Ils ont tous les deux été au cœur du pouvoir. C’est de la « métamorphose » de celui-ci, sous la Ve République, que l’ancien chef de l’Etat François Hollande et l’ancien président de l’Assemblée nationale entre 2002 et 2007, Jean-Louis Debré, ont débattu jeudi 1er novembre, dans le cadre du Festival international du film politique Politikos, qui tient sa première édition à Rennes du 1er au 4 novembre. L’occasion pour les deux « ex » d’analyser le panorama politique actuel, soixante ans après la naissance de la Ve République.

De son côté, François Hollande s’est dit inquiet pour les démocraties qui sont dans un « moment très grave » à travers le monde.

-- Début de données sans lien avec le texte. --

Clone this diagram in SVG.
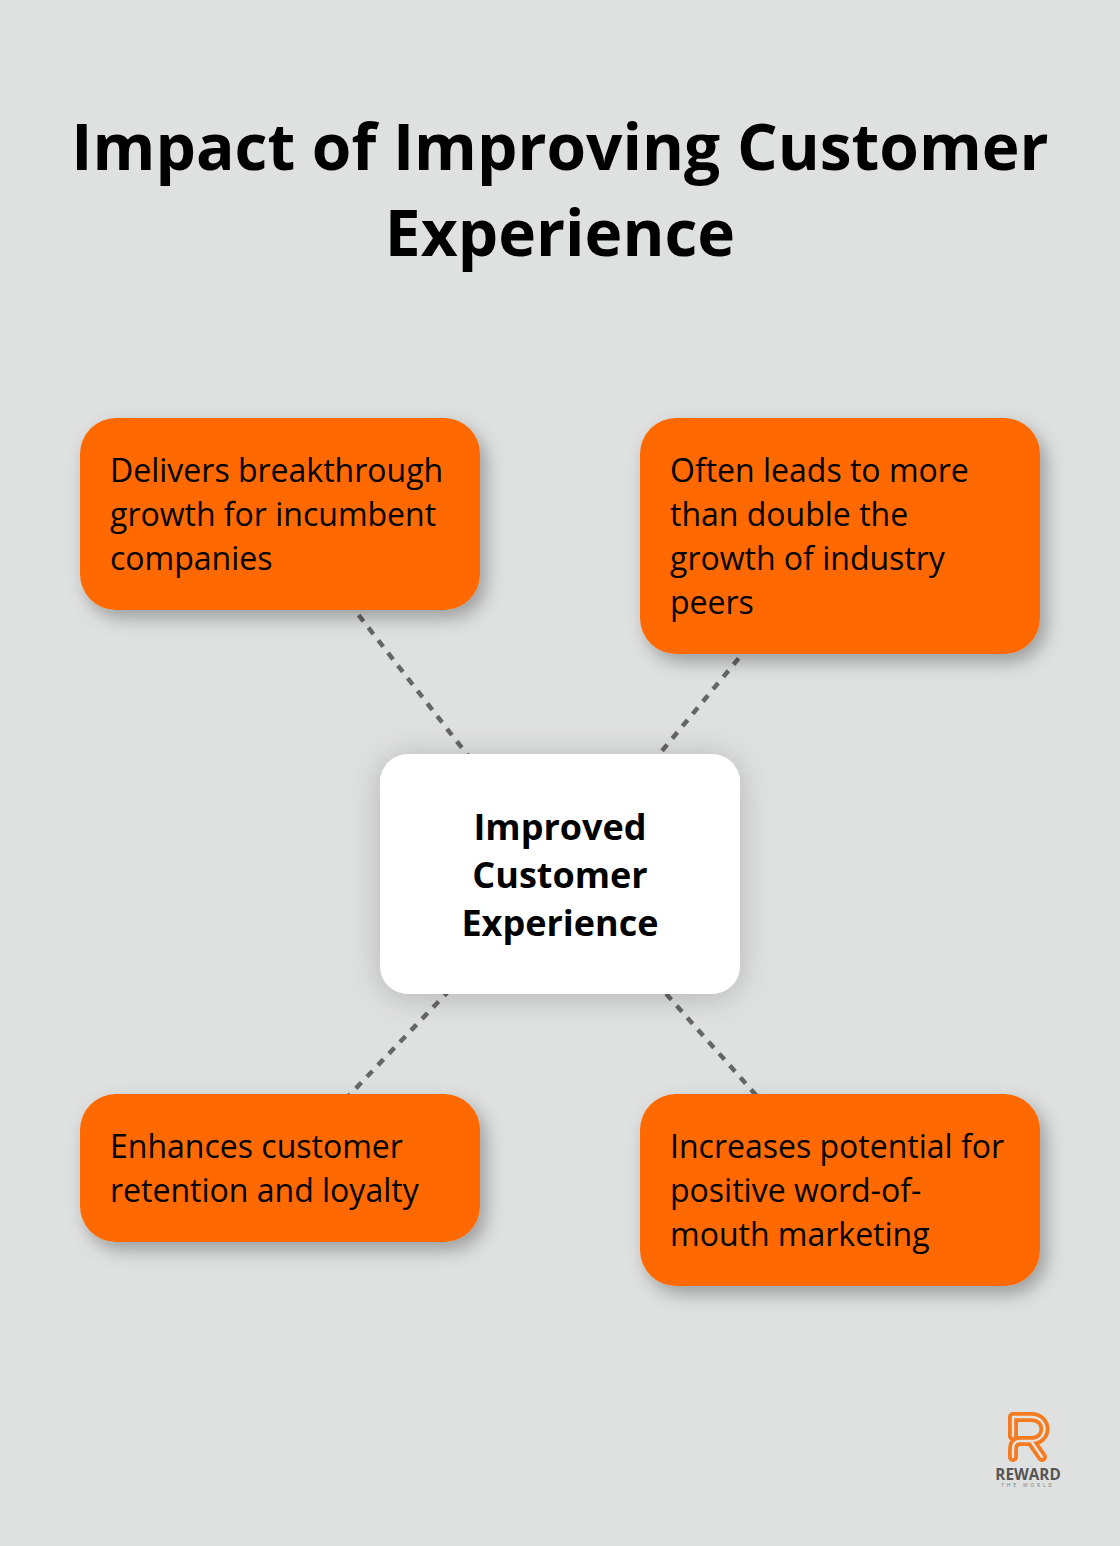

Après avoir cité l’élection de Jair Bolsonaro, au Brésil, ou de Donald Trump, aux Etats-Unis, l’ancien président socialiste a estimé que « la France n’est pas à l’abri de ce phénomène où des personnages qui veulent être dans le dégagisme, dans un rapport direct au peuple, peuvent arriver aux responsabilités suprêmes ». « Il faut avoir conscience que nos institutions ne nous immunisent pas contre ce type de personnages », a-t-il ajouté sans citer aucun nom.

Plus tard, en concluant sur la question de l’incarnation du pouvoir, il a plus directement visé Jean-Luc Mélenchon. « Personne ne doit dire qu’il est le peuple lui tout seul, qu’il est la République lui tout seul. Il y a des gens qui ont un peu perdu (leurs) esprits sur ce que représente la notion d’élu du peuple », a-t-il souligné, dans une référence claire aux propos tenus par le chef de file de La France insoumise lors de la perquisition de ses locaux mi-octobre – « la République, c’est moi ».

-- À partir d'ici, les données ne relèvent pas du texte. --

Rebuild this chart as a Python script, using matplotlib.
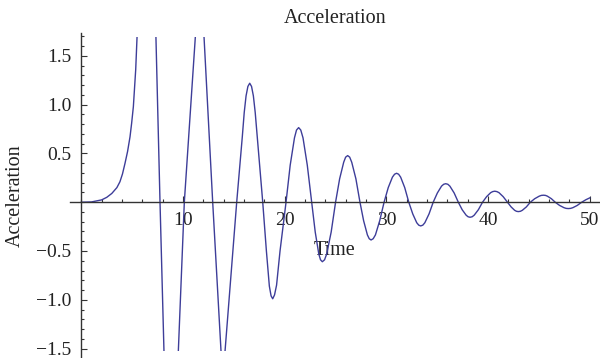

Inventaire du quinquennat 2012-2017

Dans ce paysage, Jean-Louis Debré a regretté que « ni la gauche ni la droite républicaine n’incarnent aujourd’hui une espérance », alors que « pour empêcher l’arrivée d’un homme providentiel, il faut que les partis politiques aient quelque chose à dire ». Tandis qu’Emmanuel Macron dévisse sérieusement dans les sondages, « l’impopularité crée de l’inquiétude », a acquiescé François Hollande, car aucun parti républicain n’est aujourd’hui en mesure de capter l’électorat.

« L’heure tourne (…), il y a des nouveaux défis » : le climat et l’immigration, mais aussi le « besoin » des citoyens d’une « humanisation » des rapports avec les politiques. « Toutes ces questions, ce sont les partis qui doivent les traiter et les présenter de manière à être tourné vers l’avenir et pas simplement savoir si le bilan du prédécesseur a été bon ou mauvais », a-t-il souligné.

Une remarque faite alors que le Parti socialiste s’apprête à ouvrir l’épineux dossier de l’inventaire du quinquennat 2012-2017. Pour l’ancien chef de l’Etat, l’affaire est entendue : ce sont les « frondeurs » qui l’ont mené à la chute. « Une fois que le débat a eu lieu, dans un groupe politique, le vote doit être unanime. Comment convaincre son électorat si au sein de votre propre parti des voix s’élèvent pour dire qu’elles ne sont pas d’accord sur le sens même de la politique [menée] ? »

« Ce qui m’a profondément bouleversé, c’est que la conséquence, c’est l’échec : un petit groupe peut faire perdre l’ensemble ; et à ce moment-là, on veut des majorités totalement disciplinées, caporalisées, godillot », a continué François Hollande, n’oubliant pas de commenter l’exercice du pouvoir de son successeur.

Quand devient-on un ancien président l’a interrogé Jean-Louis Debré. Dans un sourire, François Hollande a raconté que pendant plusieurs jours après son départ de l’Elysée, lorsqu’il entendait la radio annoncer une disposition présidentielle, il se disait « mais on ne m’a pas soumis cette décision ! » Une période révolue. « Je veux rassurer mon successeur, j’ai bien compris et je suis tout à fait lucide », a-t-il assuré.